The mission of the First Global Challenge is to inspire science and technology leadership and innovation in young people from all nations in order to enhance understanding, instill the importance of cooperation, address the world’s most pressing issues, and improve quality of life for all.
This culminates with an international robotics game that rotates among different nations each year. It aims to show the youth of the world that if they communicate, cooperate, and work together using the tools of science and engineering to find solutions to the world’s grand challenges – water, energy, security, medicine, food, and education – they will be able to accomplish great things and become part of a truly global community.
The First Global Challenge will address one of the 14 grand challenges identified by the national engineering academies of the United States, United Kingdom, and China. Each year, a different issue of global importance will take centre stage as the theme of that year’s First Global Challenge, which will be held in a different nation across the world. In recognition of this year’s challenge’s importance and applicability to all nations, access to clean water will be the focus for the inaugural First Global Robotics Challenge.

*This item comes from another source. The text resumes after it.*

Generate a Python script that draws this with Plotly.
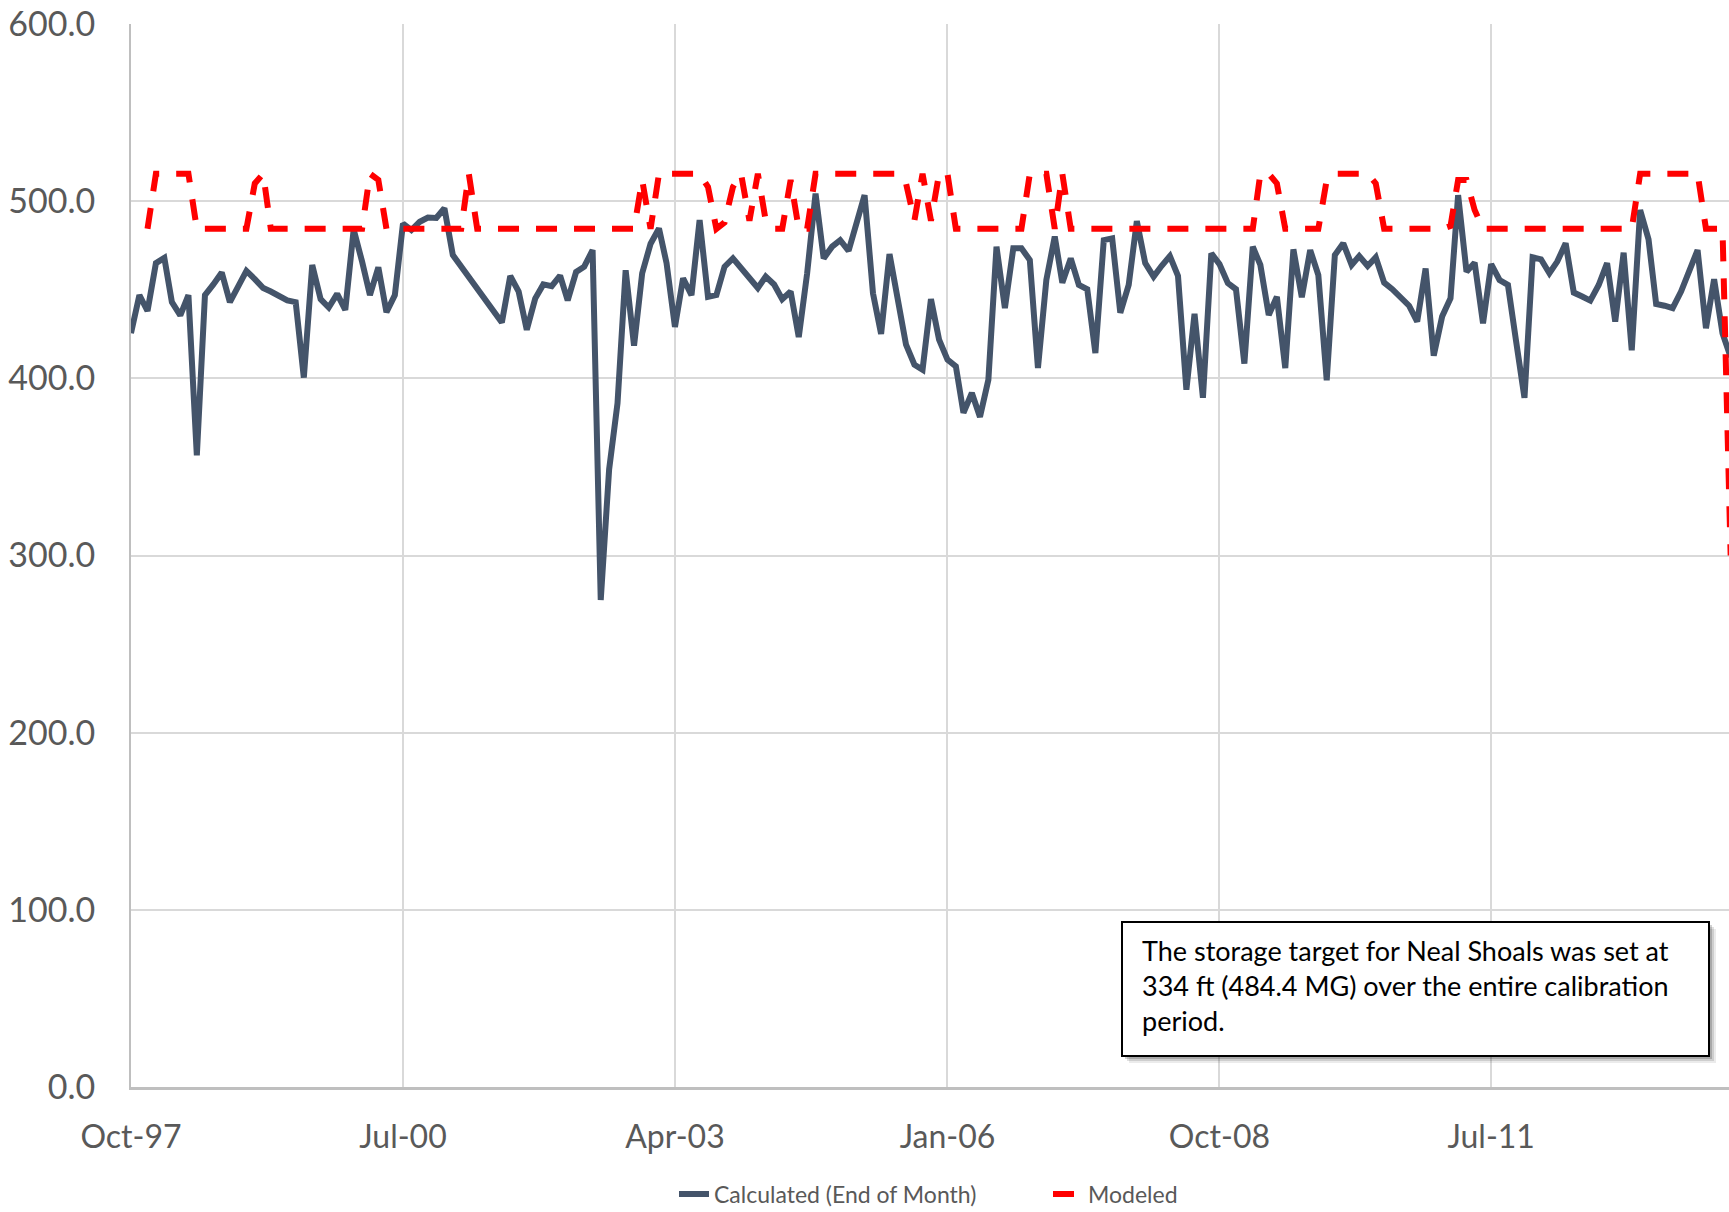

This year’s robotics challenge will reflect how we need to cooperate as a global society to solve the water crisis. Teams representing over 100 different countries will be organized into two competing alliances; each alliance will be composed of three national teams that rearrange into different alliances for each match. These alliances are tasked with accomplishing engineering tasks such as the storing of drinkable water, filtering of contaminated water, and procuring of new sources of water. Pollutants in the water will need to be separated, and clean water will need to be brought to each team’s reservoir within the allotted time.
There will also be a group task at the end of each round where all teams will work together to accomplish a common goal. Therefore, First Global competitors will need to design their robot to: (1) complete a variety of engineering tasks focused on access to clean water; and (2) best cooperate in international robot alliances that have a variety of skills to accomplish these tasks because alliances that cooperate the best will be most prepared to succeed.